Certain web-pages that wanted to prevent scaling on mobile devices had the following declaration of the viewport:

<meta name="viewport" content="width=device-width, 
initial-scale=1.0, maximum-scale=1.0, 
user-scalable=no, target-densitydpi=device-dpi"/>

Now this code outputs an error in Chrome (tested with 21.0.1180.49 beta-m). Please advice what is the supposed way to make a web-page without the error messages and retain the same behavior as before with target-densitydpi=device-dpi"


Solution

  • The webkit-dev mailing list thread http://lists.webkit.org/pipermail/webkit-dev/2012-May/020847.html contains a discussion (or at least the background) of the feature removal.

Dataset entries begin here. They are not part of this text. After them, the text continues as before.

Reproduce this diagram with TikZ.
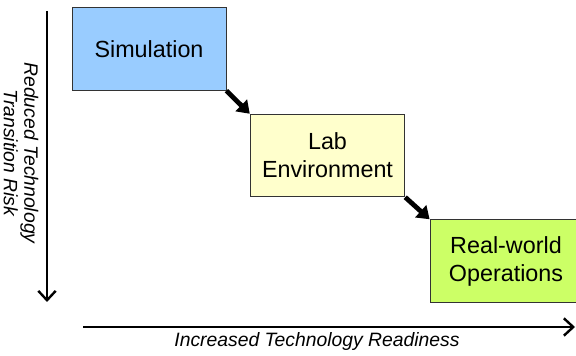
\documentclass[tikz,border=0pt]{standalone}
\usepackage{fontspec}
\setmainfont{Liberation Sans}
\usepackage{tikz}
\usepackage{xcolor}
\usetikzlibrary{arrows.meta,positioning}
\definecolor{simblue}{HTML}{99CCFF}
\definecolor{labyellow}{HTML}{FFFFCC}
\definecolor{realgreen}{HTML}{CCFF66}

\begin{document}
\begin{tikzpicture}[x=0.75pt, y=-0.75pt,
    stage/.style={draw=black!80, line width=0.6pt, minimum height=62pt,
                  inner sep=0pt, align=center,
                  font=\fontsize{17.5}{21}\selectfont},
    axis/.style={line width=2pt, -{Straight Barb[length=7pt, width=13pt, line width=1.8pt]}},
    step arr/.style={line width=3.6pt, -{Triangle[length=9pt, width=12pt]}},
    axlabel/.style={font=\fontsize{14.5}{15.5}\selectfont\itshape, align=center}
]
  \clip (0,0) rectangle (576,356);
  % stages
  \node[stage, fill=simblue, minimum width=115.5pt] (sim) at (149,49) {Simulation};
  \node[stage, fill=labyellow, minimum width=116pt] (lab) at (327.5,155.5) {Lab\\Environment};
  \node[stage, fill=realgreen, minimum width=114pt] (real) at (506,261) {Real-world\\Operations};
  \draw[step arr] (sim.south east) -- (lab.north west);
  \draw[step arr] (lab.south east) -- (real.north west);
  % axes
  \coordinate (ytop) at (47,11);
  \coordinate (ybot) at (47,302);
  \coordinate (xleft) at (83,327);
  \coordinate (xright) at (575,327);
  \draw[axis] (ytop) -- (ybot);
  \draw[axis] (xleft) -- (xright);
  \node[axlabel] (readiness) at (317,342) {Increased Technology Readiness};
  \node[axlabel, rotate=-90] (risk) at (21,153) {Reduced Technology\\Transition Risk};
\end{tikzpicture}
\end{document}
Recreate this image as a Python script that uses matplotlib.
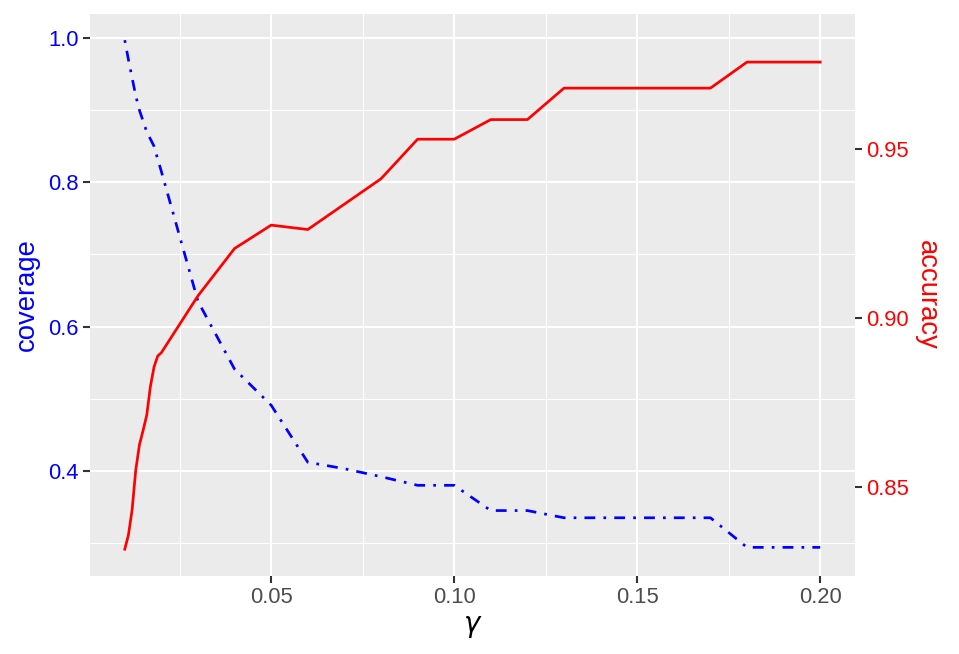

    In short, WebKit had a few means of scaling the page when rendered on a device, and this was highly confusing (even more so given that each platform relied on its own approach to this.)

    UPDATE:

    According to a comment on the said thread by Adam Barth, the mentioned patch author,

    There's some concern that target-densitydpi is used by some apps that are bundled with Android, but folks appear willing to deprecate the feature and to migrate those apps to using other mechanisms, such as responsive images and CSS device units.

    As you can see, responsive images and CSS device units appear to be the recommended "workarounds" for what the target-densitydpi attribute provided. Also, another comment on the same thread mentioned the fact that even with this attribute in place, web developers would have to reimplement the same page in another way, for browser environments that do not support the attribute.

    I believe the recently introduced subpixel layout will become another means of mitigating the attribute removal issue.

    UPDATE 2

    This blog post suggests an alternative way to laying out your page for Android Chrome. There is NO workaround that will automagically let you "retain the same behavior" of your pages. You just have to re-architecture them a bit.